Penso que as coisas foram um bocadinho mais complicadas. O Paquistão é um país instável, com uma história de derrotas. Os partidos não são democráticos, mas oligárquicos, tendo na base do respectivo poder elites ocidentalizadas.
Enquanto for o garante da estabilidade, Musharraf estará no poder. Aliás, não pode ser derrubado por via Constitucional. A única situação em que isso seria possível era ficar tão fragilizado que o exército aceitaria a sua queda.
Em 2001, pouco depois do 11 de Setembro, o país vivia numa dessas fases de incerteza.

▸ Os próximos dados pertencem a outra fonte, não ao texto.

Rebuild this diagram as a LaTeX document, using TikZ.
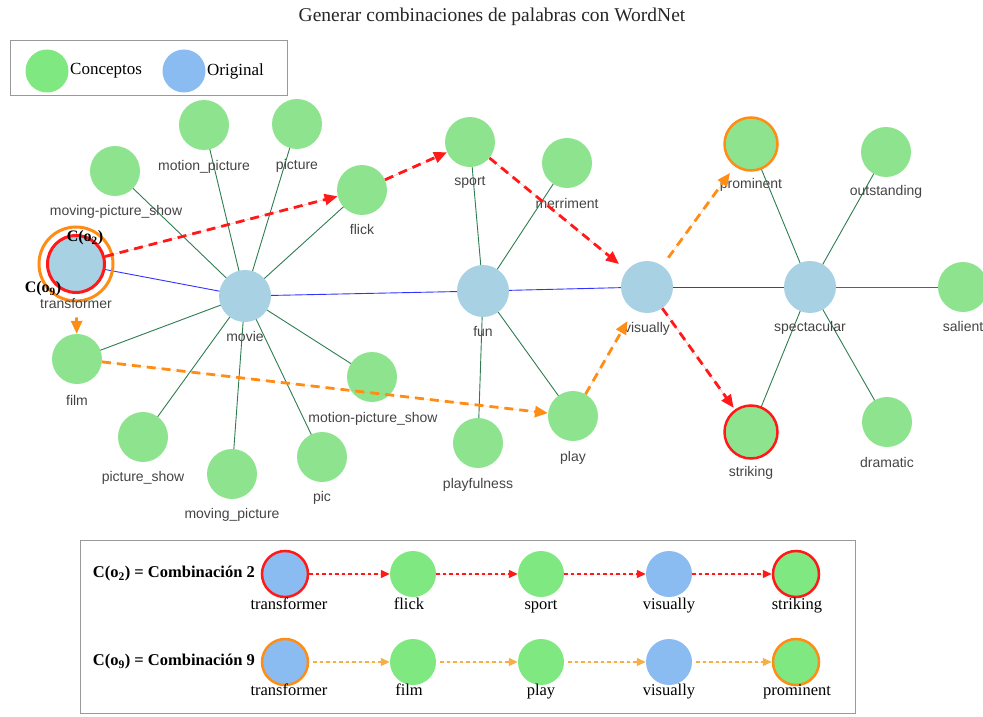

Em Rawalpindi, grande cidade nos arredores de Islamabad, o ambiente era de tensão, embora eu ainda tivesse visto nada (no Baluchistão, onde os partidos islamitas têm força, havia quase uma rebelião dos que apoiavam os talibãs afegãos, de etnias baluche e pastune).
Um senhor muito rico, que vivia numa mansão com vista para o palácio presidencial (a casa pertencera a um ditador militar) organizou uma festa para correspondentes internacionais e tive a sorte de ficar com um dos convites. Ele forneceu os transportes dos hotéis e seguiu-se uma cena memorável. De súbito, desembarcávamos num bairro chique de Londres e falávamos com empresários e doutorados formados em Oxford, os quais nos diziam, enquanto provavam acepipes, que os islamitas não eram significativos. A mensagem era clara: eles não têm importância e nós temos a assunto sob controlo.
Na sala, em estereofonia, a aparelhagem debitava suaves melodias de Julio Iglésias. Apesar de tudo, fiquei com a sensação de que aquele era um mundo fora da realidade, cheio de medo, uma espécie de fortaleza de poderosos alheios ao tumulto lá fora. Lembrava o ancien régime antes da catástrofe.
O tempo passou. Nas últimas eleições paquistanesas aconteceu algo que não foi muito comentado: os fundamentalistas foram afastados do parlamento. Não foram derrotados nas urnas, mas desapareceram. E acho que isso só aconteceu porque era necessário. E lembrei-me daquela festa em Islamabad, que talvez tenha sido, afinal, um pequeno vislumbre do poder.